• _Your instructions_
State how many lines in these records contain the word "that", and nothing else.

• _Dataset rows_
- - - - - - -

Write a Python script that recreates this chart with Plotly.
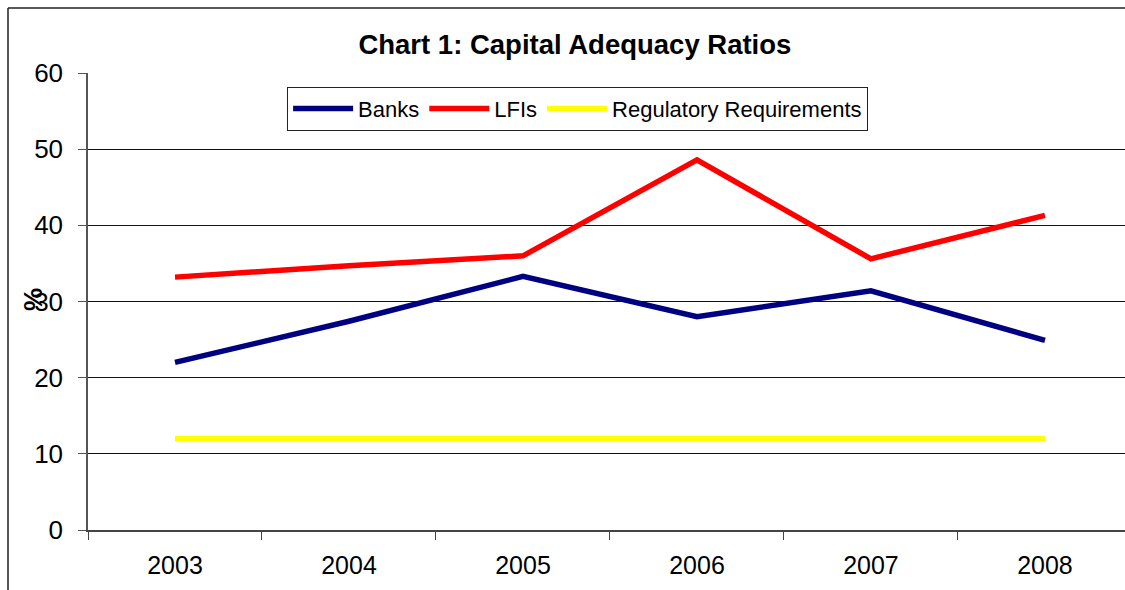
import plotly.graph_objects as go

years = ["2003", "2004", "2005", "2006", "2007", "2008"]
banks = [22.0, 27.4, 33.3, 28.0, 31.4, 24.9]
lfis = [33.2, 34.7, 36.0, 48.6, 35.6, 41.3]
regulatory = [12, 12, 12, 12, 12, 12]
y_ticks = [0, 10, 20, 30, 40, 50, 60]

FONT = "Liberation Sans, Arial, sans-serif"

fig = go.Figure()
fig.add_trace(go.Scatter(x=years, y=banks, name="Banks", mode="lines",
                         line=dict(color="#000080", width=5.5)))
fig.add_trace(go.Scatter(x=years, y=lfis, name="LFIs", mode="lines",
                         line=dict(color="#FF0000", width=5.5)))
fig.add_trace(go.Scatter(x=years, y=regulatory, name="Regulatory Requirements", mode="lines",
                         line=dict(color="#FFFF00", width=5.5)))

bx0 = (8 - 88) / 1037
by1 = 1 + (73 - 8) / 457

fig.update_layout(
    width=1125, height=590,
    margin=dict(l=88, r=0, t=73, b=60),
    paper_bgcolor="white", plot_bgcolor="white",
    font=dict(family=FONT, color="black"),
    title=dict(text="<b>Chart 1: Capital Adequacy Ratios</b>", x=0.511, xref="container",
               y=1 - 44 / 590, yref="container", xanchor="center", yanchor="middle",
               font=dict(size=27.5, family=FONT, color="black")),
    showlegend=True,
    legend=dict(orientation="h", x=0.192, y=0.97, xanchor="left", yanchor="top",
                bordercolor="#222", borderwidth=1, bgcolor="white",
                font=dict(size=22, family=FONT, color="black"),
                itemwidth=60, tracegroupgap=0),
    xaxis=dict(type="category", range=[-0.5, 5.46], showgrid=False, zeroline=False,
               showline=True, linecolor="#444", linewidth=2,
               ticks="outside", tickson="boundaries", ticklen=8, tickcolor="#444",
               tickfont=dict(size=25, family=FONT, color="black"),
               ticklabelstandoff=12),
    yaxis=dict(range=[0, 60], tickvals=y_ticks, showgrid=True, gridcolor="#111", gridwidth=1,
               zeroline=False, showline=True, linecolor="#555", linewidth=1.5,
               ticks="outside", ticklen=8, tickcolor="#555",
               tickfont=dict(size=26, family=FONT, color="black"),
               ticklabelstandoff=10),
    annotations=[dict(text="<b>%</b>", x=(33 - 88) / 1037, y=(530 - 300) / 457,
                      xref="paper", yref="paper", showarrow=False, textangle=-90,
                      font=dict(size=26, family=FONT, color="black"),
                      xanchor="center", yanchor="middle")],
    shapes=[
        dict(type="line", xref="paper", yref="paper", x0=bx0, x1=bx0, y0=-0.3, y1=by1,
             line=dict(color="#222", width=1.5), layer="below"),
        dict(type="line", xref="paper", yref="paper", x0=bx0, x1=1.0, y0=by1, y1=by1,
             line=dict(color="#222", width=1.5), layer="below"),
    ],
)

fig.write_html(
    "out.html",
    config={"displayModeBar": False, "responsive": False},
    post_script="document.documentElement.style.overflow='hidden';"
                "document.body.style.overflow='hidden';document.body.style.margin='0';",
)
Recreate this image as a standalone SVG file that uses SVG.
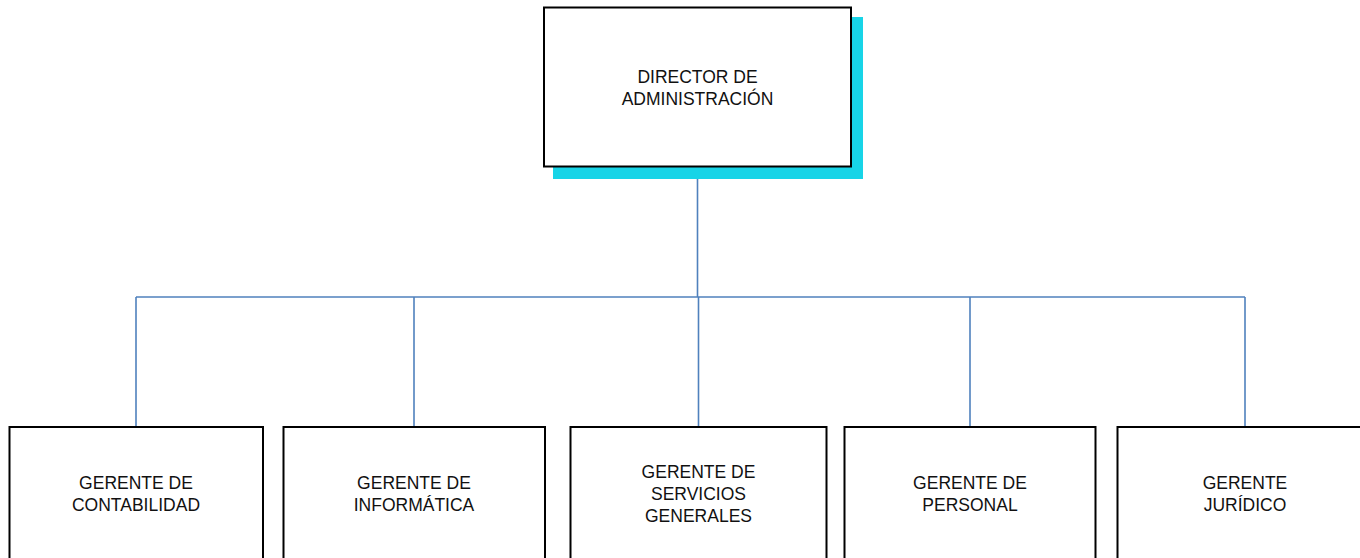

- - - - - - -

• _Answer for the task_
2